--- start of Data extract ---

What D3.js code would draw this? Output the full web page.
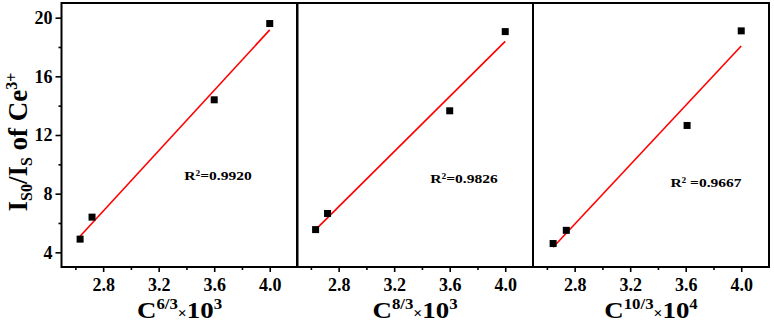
<!DOCTYPE html>
<html>
<head>
<meta charset="utf-8">
<script src="https://cdn.jsdelivr.net/npm/d3@7"></script>
<style>
  body { margin: 0; background: #fff; }
  text { font-family: "Liberation Serif", "Times New Roman", serif; font-weight: bold; fill: #000; }
</style>
</head>
<body>
<script>
// data
const xValues1 = [2.634, 2.72, 3.6, 4.0];
const yValues1 = [4.9, 6.4, 14.4, 19.6];
const xValues2 = [2.634, 2.72, 3.6, 4.0];
const yValues2 = [5.55, 6.65, 13.65, 19.05];
const xValues3 = [2.645, 2.74, 3.61, 4.0];
const yValues3 = [4.6, 5.5, 12.65, 19.1];
const r2Labels = ['R\u00b2=0.9920', 'R\u00b2=0.9826', 'R\u00b2 =0.9667'];
const xTitleMain = ['6/3', '8/3', '10/3'];
const xTitlePow = ['3', '3', '4'];
const xTicks = [2.8, 3.2, 3.6, 4.0];
const xMinorTicks = [2.6, 3.0, 3.4, 3.8];
const yTicks = [4, 8, 12, 16, 20];
const yMinorTicks = [6, 10, 14, 18];

const width = 774;
const height = 323;
const panelLeft = [61.5, 297, 533];
const panelWidth = 236;
const plotTop = 3, plotBottom = 267;

const svg = d3.select('body').append('svg')
  .attr('width', width)
  .attr('height', height);

const yScale = d3.scaleLinear().domain([3, 21]).range([plotBottom, plotTop]);

const panels = [
  {xs: xValues1, ys: yValues1},
  {xs: xValues2, ys: yValues2},
  {xs: xValues3, ys: yValues3}
];

// least squares fit
function fit(xs, ys) {
  const mx = d3.mean(xs), my = d3.mean(ys);
  const sxy = d3.sum(xs, (x, i) => (x - mx) * (ys[i] - my));
  const sxx = d3.sum(xs, x => (x - mx) * (x - mx));
  const b = sxy / sxx;
  return x => my + b * (x - mx);
}

const r2Pos = [[218, 180], [464, 182.5], [706, 186.5]];

panels.forEach((p, k) => {
  const x0 = panelLeft[k];
  const xScale = d3.scaleLinear().domain([2.5, 4.2]).range([x0, x0 + panelWidth]);
  const g = svg.append('g');

  // x axis ticks
  const xAxis = d3.axisBottom(xScale).tickValues(xTicks)
    .tickSize(5).tickPadding(5).tickFormat(d3.format('.1f'));
  const xg = g.append('g').attr('transform', `translate(0,${plotBottom})`).call(xAxis);
  xg.select('.domain').remove();
  xg.selectAll('line').attr('stroke-width', 1.6);
  xg.selectAll('text').attr('font-size', 18).attr('dy', '0.8em')
    .attr('font-family', '"Liberation Serif", serif');

  const xMinor = d3.axisBottom(xScale).tickValues(xMinorTicks).tickSize(3).tickFormat('');
  const xmg = g.append('g').attr('transform', `translate(0,${plotBottom})`).call(xMinor);
  xmg.select('.domain').remove();
  xmg.selectAll('line').attr('stroke-width', 1.6);

  if (k === 0) {
    const yAxis = d3.axisLeft(yScale).tickValues(yTicks).tickSize(6).tickPadding(3);
    const yg = g.append('g').attr('transform', `translate(${x0},0)`).call(yAxis);
    yg.select('.domain').remove();
    yg.selectAll('line').attr('stroke-width', 1.6);
    yg.selectAll('text').attr('font-size', 18)
      .attr('font-family', '"Liberation Serif", serif');
    const yMinor = d3.axisLeft(yScale).tickValues(yMinorTicks).tickSize(3).tickFormat('');
    const ymg = g.append('g').attr('transform', `translate(${x0},0)`).call(yMinor);
    ymg.select('.domain').remove();
    ymg.selectAll('line').attr('stroke-width', 1.6);
  }

  // frame
  g.append('rect')
    .attr('x', x0).attr('y', plotTop)
    .attr('width', panelWidth).attr('height', plotBottom - plotTop)
    .attr('fill', 'none').attr('stroke', '#000').attr('stroke-width', 2);

  // fit line
  const f = fit(p.xs, p.ys);
  const xMin = d3.min(p.xs), xMax = d3.max(p.xs);
  g.append('line')
    .attr('x1', xScale(xMin)).attr('y1', yScale(f(xMin)))
    .attr('x2', xScale(xMax)).attr('y2', yScale(f(xMax)))
    .attr('stroke', '#ff0000').attr('stroke-width', 1.6);

  // points
  g.selectAll('rect.pt')
    .data(p.xs.map((x, i) => [x, p.ys[i]]))
    .enter().append('rect')
    .attr('class', 'pt')
    .attr('x', d => xScale(d[0]) - 3.5)
    .attr('y', d => yScale(d[1]) - 3.5)
    .attr('width', 7).attr('height', 7)
    .attr('fill', '#000');

  // R^2 label
  g.append('text')
    .attr('transform', `translate(${r2Pos[k][0]},${r2Pos[k][1]}) scale(1.15,1)`)
    .attr('text-anchor', 'middle')
    .attr('font-size', 13.5)
    .text(r2Labels[k]);

  // x axis title
  const cx = x0 + panelWidth / 2;
  const t = g.append('text')
    .attr('transform', `translate(${cx},318) scale(1.12,1)`)
    .attr('text-anchor', 'middle')
    .attr('font-size', 24);
  t.append('tspan').text('C');
  t.append('tspan').attr('font-size', 15).attr('dy', -9).text(xTitleMain[k]);
  t.append('tspan').attr('font-size', 14).attr('dy', 9).text('\u00d7');
  t.append('tspan').text('10');
  t.append('tspan').attr('font-size', 15).attr('dy', -9).text(xTitlePow[k]);
});

// y axis title
const yt = svg.append('text')
  .attr('transform', 'translate(27,142) rotate(-90)')
  .attr('text-anchor', 'middle')
  .attr('font-size', 27);
yt.append('tspan').text('I');
yt.append('tspan').attr('font-size', 16).attr('dy', 5).text('S0');
yt.append('tspan').attr('dy', -5).text('/I');
yt.append('tspan').attr('font-size', 16).attr('dy', 5).text('S');
yt.append('tspan').attr('dy', -5).text(' of Ce');
yt.append('tspan').attr('font-size', 16).attr('dy', -10).text('3+');
</script>
</body>
</html>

--- end of Data extract ---

* What to do
In your copy of the listing above, reproduce each line exactly and omit all pictures.

* Output of the task
What D3.js code would draw this? Output the full web page.
<!DOCTYPE html>
<html>
<head>
<meta charset="utf-8">
<script src="https://cdn.jsdelivr.net/npm/d3@7"></script>
<style>
  body { margin: 0; background: #fff; }
  text { font-family: "Liberation Serif", "Times New Roman", serif; font-weight: bold; fill: #000; }
</style>
</head>
<body>
<script>
// data
const xValues1 = [2.634, 2.72, 3.6, 4.0];
const yValues1 = [4.9, 6.4, 14.4, 19.6];
const xValues2 = [2.634, 2.72, 3.6, 4.0];
const yValues2 = [5.55, 6.65, 13.65, 19.05];
const xValues3 = [2.645, 2.74, 3.61, 4.0];
const yValues3 = [4.6, 5.5, 12.65, 19.1];
const r2Labels = ['R\u00b2=0.9920', 'R\u00b2=0.9826', 'R\u00b2 =0.9667'];
const xTitleMain = ['6/3', '8/3', '10/3'];
const xTitlePow = ['3', '3', '4'];
const xTicks = [2.8, 3.2, 3.6, 4.0];
const xMinorTicks = [2.6, 3.0, 3.4, 3.8];
const yTicks = [4, 8, 12, 16, 20];
const yMinorTicks = [6, 10, 14, 18];

const width = 774;
const height = 323;
const panelLeft = [61.5, 297, 533];
const panelWidth = 236;
const plotTop = 3, plotBottom = 267;

const svg = d3.select('body').append('svg')
  .attr('width', width)
  .attr('height', height);

const yScale = d3.scaleLinear().domain([3, 21]).range([plotBottom, plotTop]);

const panels = [
  {xs: xValues1, ys: yValues1},
  {xs: xValues2, ys: yValues2},
  {xs: xValues3, ys: yValues3}
];

// least squares fit
function fit(xs, ys) {
  const mx = d3.mean(xs), my = d3.mean(ys);
  const sxy = d3.sum(xs, (x, i) => (x - mx) * (ys[i] - my));
  const sxx = d3.sum(xs, x => (x - mx) * (x - mx));
  const b = sxy / sxx;
  return x => my + b * (x - mx);
}

const r2Pos = [[218, 180], [464, 182.5], [706, 186.5]];

panels.forEach((p, k) => {
  const x0 = panelLeft[k];
  const xScale = d3.scaleLinear().domain([2.5, 4.2]).range([x0, x0 + panelWidth]);
  const g = svg.append('g');

  // x axis ticks
  const xAxis = d3.axisBottom(xScale).tickValues(xTicks)
    .tickSize(5).tickPadding(5).tickFormat(d3.format('.1f'));
  const xg = g.append('g').attr('transform', `translate(0,${plotBottom})`).call(xAxis);
  xg.select('.domain').remove();
  xg.selectAll('line').attr('stroke-width', 1.6);
  xg.selectAll('text').attr('font-size', 18).attr('dy', '0.8em')
    .attr('font-family', '"Liberation Serif", serif');

  const xMinor = d3.axisBottom(xScale).tickValues(xMinorTicks).tickSize(3).tickFormat('');
  const xmg = g.append('g').attr('transform', `translate(0,${plotBottom})`).call(xMinor);
  xmg.select('.domain').remove();
  xmg.selectAll('line').attr('stroke-width', 1.6);

  if (k === 0) {
    const yAxis = d3.axisLeft(yScale).tickValues(yTicks).tickSize(6).tickPadding(3);
    const yg = g.append('g').attr('transform', `translate(${x0},0)`).call(yAxis);
    yg.select('.domain').remove();
    yg.selectAll('line').attr('stroke-width', 1.6);
    yg.selectAll('text').attr('font-size', 18)
      .attr('font-family', '"Liberation Serif", serif');
    const yMinor = d3.axisLeft(yScale).tickValues(yMinorTicks).tickSize(3).tickFormat('');
    const ymg = g.append('g').attr('transform', `translate(${x0},0)`).call(yMinor);
    ymg.select('.domain').remove();
    ymg.selectAll('line').attr('stroke-width', 1.6);
  }

  // frame
  g.append('rect')
    .attr('x', x0).attr('y', plotTop)
    .attr('width', panelWidth).attr('height', plotBottom - plotTop)
    .attr('fill', 'none').attr('stroke', '#000').attr('stroke-width', 2);

  // fit line
  const f = fit(p.xs, p.ys);
  const xMin = d3.min(p.xs), xMax = d3.max(p.xs);
  g.append('line')
    .attr('x1', xScale(xMin)).attr('y1', yScale(f(xMin)))
    .attr('x2', xScale(xMax)).attr('y2', yScale(f(xMax)))
    .attr('stroke', '#ff0000').attr('stroke-width', 1.6);

  // points
  g.selectAll('rect.pt')
    .data(p.xs.map((x, i) => [x, p.ys[i]]))
    .enter().append('rect')
    .attr('class', 'pt')
    .attr('x', d => xScale(d[0]) - 3.5)
    .attr('y', d => yScale(d[1]) - 3.5)
    .attr('width', 7).attr('height', 7)
    .attr('fill', '#000');

  // R^2 label
  g.append('text')
    .attr('transform', `translate(${r2Pos[k][0]},${r2Pos[k][1]}) scale(1.15,1)`)
    .attr('text-anchor', 'middle')
    .attr('font-size', 13.5)
    .text(r2Labels[k]);

  // x axis title
  const cx = x0 + panelWidth / 2;
  const t = g.append('text')
    .attr('transform', `translate(${cx},318) scale(1.12,1)`)
    .attr('text-anchor', 'middle')
    .attr('font-size', 24);
  t.append('tspan').text('C');
  t.append('tspan').attr('font-size', 15).attr('dy', -9).text(xTitleMain[k]);
  t.append('tspan').attr('font-size', 14).attr('dy', 9).text('\u00d7');
  t.append('tspan').text('10');
  t.append('tspan').attr('font-size', 15).attr('dy', -9).text(xTitlePow[k]);
});

// y axis title
const yt = svg.append('text')
  .attr('transform', 'translate(27,142) rotate(-90)')
  .attr('text-anchor', 'middle')
  .attr('font-size', 27);
yt.append('tspan').text('I');
yt.append('tspan').attr('font-size', 16).attr('dy', 5).text('S0');
yt.append('tspan').attr('dy', -5).text('/I');
yt.append('tspan').attr('font-size', 16).attr('dy', 5).text('S');
yt.append('tspan').attr('dy', -5).text(' of Ce');
yt.append('tspan').attr('font-size', 16).attr('dy', -10).text('3+');
</script>
</body>
</html>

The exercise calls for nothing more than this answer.